Scientists Use Phylogenetics to Trace the Travels of Bird Flu

Phylogeographer Robert Wallace has Bird Flu on the brain. Like many scientific researchers, when birds and people in Asia started dying from the virus he became concerned about the possibility of a flu pandemic. Biologists know that if the bird flu virus mutates in such a way that it can pass easily between humans, millions of people worldwide could die from the disease. What no one knows for sure is when and where this mutation will take place.

With the help of his colleagues Wallace is studying the factors that contribute to outbreaks of virulent bird flu. They do this by using DNA from different strains of the virus to understand how it has changed and spread over time and distance, an area of research known as Phylogeography. Their hope is that by understanding how and where the virus mutates they can help predict, and maybe even prevent, some of the factors that could contribute to a pandemic strain of this disease. You can read an article about their recent study here.

So far Wallace and his colleagues have been able to piece together the road trip that Bird Flu has taken, and what they've found might make those of us who love chicken nuggets (and sandwiches, and lunch meats) a little uncomfortable. While you can't catch Bird Flu from eating chicken nuggets, it appears that industrial poultry production might be the perfect incubator for virulent strains of this disease. Wallace fears that if large poultry producers don't change their practices, they could eventually produce more than cheap chicken - they could breed a pandemic strain of bird flu.

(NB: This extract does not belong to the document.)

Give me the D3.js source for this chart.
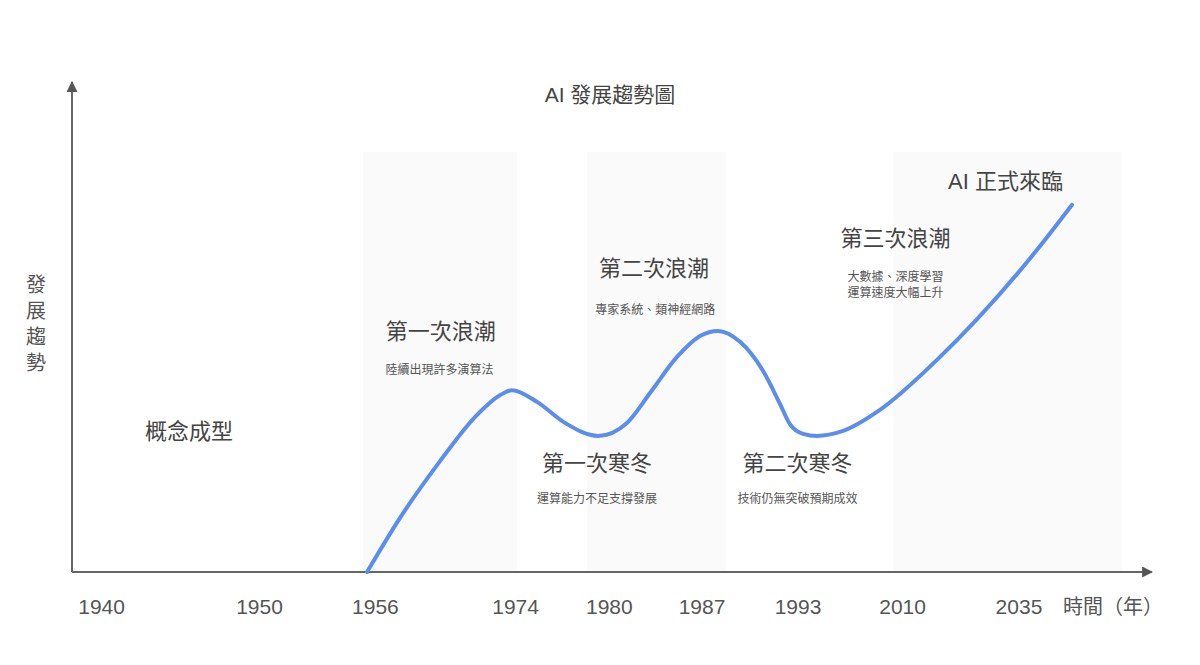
<!DOCTYPE html>
<html>
<head>
<meta charset="utf-8">
<script src="https://cdn.jsdelivr.net/npm/d3@7"></script>
<style>
  html, body { margin: 0; padding: 0; background: #fff; }
  svg { display: block; }
  text { font-family: "Liberation Sans", "Noto Sans CJK TC", sans-serif; }
</style>
</head>
<body>
<svg id="chart" width="1200" height="665"></svg>
<script>
// ---- data ----
const tickLabels = ["1940", "1950", "1956", "1974", "1980", "1987", "1993", "2010", "2035"];
const tickPos    = [2.7, 17.35, 28.1, 41.1, 49.8, 58.4, 67.3, 77.0, 87.8];

const curveX = [27.37, 30.43, 34.14, 37.38, 39.70, 40.82, 43.14, 45.73, 48.79, 51.48, 53.62, 56.12, 58.26, 59.93, 61.97, 64.10, 65.68, 66.60, 67.81, 69.11, 71.52, 74.95, 80.24, 89.52, 92.76];
const curveY = [0, 12.9, 26.4, 36.9, 42.1, 43.3, 40.5, 35.5, 32.4, 35.5, 42.6, 51.2, 56.2, 57.4, 54.8, 47.9, 40.0, 35.2, 32.9, 32.4, 33.6, 38.6, 50.5, 76.7, 87.4];

const bandStart = [27.0, 47.8, 76.2];
const bandEnd   = [41.3, 60.7, 97.4];

const headings  = ["概念成型", "第一次浪潮", "第二次浪潮", "第一次寒冬", "第二次寒冬", "第三次浪潮", "AI 正式來臨"];
const headingX  = [10.85, 34.2, 54.0, 48.7, 67.3, 76.4, 86.6];
const headingY  = [33.6, 57.4, 72.4, 26.0, 26.0, 79.5, 93.1];

const notes  = ["陸續出現許多演算法", "專家系統、類神經網路", "運算能力不足支撐發展", "技術仍無突破預期成效", "大數據、深度學習", "運算速度大幅上升"];
const noteX  = [34.1, 54.1, 48.7, 67.3, 76.4, 76.4];
const noteY  = [48.1, 62.4, 17.4, 17.4, 70.2, 66.4];

const title = "AI 發展趨勢圖";
const yTitle = "發展趨勢";
const xTitle = "時間（年）";

// ---- layout ----
const svg = d3.select("#chart");
const x0 = 72, x1 = 1150, yBase = 572, yTop = 152;
const x = d3.scaleLinear().domain([0, 100]).range([x0, x1]);
const y = d3.scaleLinear().domain([0, 100]).range([yBase, yTop]);

// bands
svg.append("g").selectAll("rect").data(bandStart).join("rect")
  .attr("x", (d) => x(d))
  .attr("width", (d, i) => x(bandEnd[i]) - x(d))
  .attr("y", y(100))
  .attr("height", y(0) - y(100))
  .attr("fill", "#fafafa");

// arrow marker
const defs = svg.append("defs");
defs.append("marker").attr("id", "arr")
  .attr("viewBox", "0 0 10 10").attr("refX", 9).attr("refY", 5)
  .attr("markerWidth", 5.5).attr("markerHeight", 5.5)
  .attr("markerUnits", "strokeWidth")
  .attr("orient", "auto")
  .append("path").attr("d", "M0,0 L10,5 L0,10 Z").attr("fill", "#555");

// axes
svg.append("line").attr("x1", x0).attr("y1", yBase).attr("x2", x0).attr("y2", 82)
  .attr("stroke", "#666").attr("stroke-width", 2).attr("marker-end", "url(#arr)");
svg.append("line").attr("x1", x0).attr("y1", yBase).attr("x2", 1152).attr("y2", yBase)
  .attr("stroke", "#666").attr("stroke-width", 2).attr("marker-end", "url(#arr)");

// x tick labels via axis
const xAxis = d3.axisBottom(x).tickValues(tickPos)
  .tickFormat((d, i) => tickLabels[i]).tickSize(0).tickPadding(0);
const gx = svg.append("g").attr("transform", `translate(0,${yBase})`).call(xAxis);
gx.select(".domain").remove();
gx.selectAll("text")
  .attr("y", 35).attr("dy", "0.35em")
  .attr("font-size", 21).attr("fill", "#555")
  .attr("font-family", "'Liberation Sans', sans-serif");

// curve
const pts = curveX.map((d, i) => [d, curveY[i]]);
const line = d3.line().x((d) => x(d[0])).y((d) => y(d[1])).curve(d3.curveMonotoneX);
svg.append("path").attr("d", line(pts))
  .attr("fill", "none").attr("stroke", "#5b8eec").attr("stroke-width", 4)
  .attr("stroke-linecap", "round").attr("stroke-linejoin", "round");

// headings
svg.append("g").selectAll("text").data(headings).join("text")
  .attr("x", (d, i) => x(headingX[i]))
  .attr("y", (d, i) => y(headingY[i]))
  .attr("dy", "0.35em")
  .attr("text-anchor", "middle")
  .attr("font-size", 22).attr("fill", "#444")
  .text((d) => d);

// notes
svg.append("g").selectAll("text").data(notes).join("text")
  .attr("x", (d, i) => x(noteX[i]))
  .attr("y", (d, i) => y(noteY[i]))
  .attr("dy", "0.35em")
  .attr("text-anchor", "middle")
  .attr("font-size", 12).attr("fill", "#555")
  .text((d) => d);

// title
svg.append("text").attr("x", 610).attr("y", 95).attr("dy", "0.35em")
  .attr("text-anchor", "middle").attr("font-size", 21).attr("fill", "#444")
  .text(title);

// y title (vertical characters)
svg.append("g").selectAll("text").data(Array.from(yTitle)).join("text")
  .attr("x", 36).attr("y", (d, i) => 285 + i * 26).attr("dy", "0.35em")
  .attr("text-anchor", "middle").attr("font-size", 20).attr("fill", "#555")
  .text((d) => d);

// x title
svg.append("text").attr("x", 1063).attr("y", 607).attr("dy", "0.35em")
  .attr("font-size", 20).attr("fill", "#555")
  .text(xTitle);
</script>
</body>
</html>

But how does this work? Well, like lots of things, it's complicated. Generally speaking: because big poultry producers keep large numbers of genetically similar birds in one area, and because the immune systems of these birds are weakened by being crammed into cages and fed a poor diet, and also because new generations of birds are grown-up and shipped out quickly to make room for others, bird flu viruses can easily mutate and spread through the population. In some countries industrial production is happening in close proximity to wild populations of birds or to free-grazing domestic flocks - making it easy for these virulent strains to hitch a ride.

When you add all of this up, it starts to look as though there is a real connection between how we produce the food we eat and the diseases that threaten our health and well being. The question that comes next is how much are we willing to risk for a cheap chicken sandwich?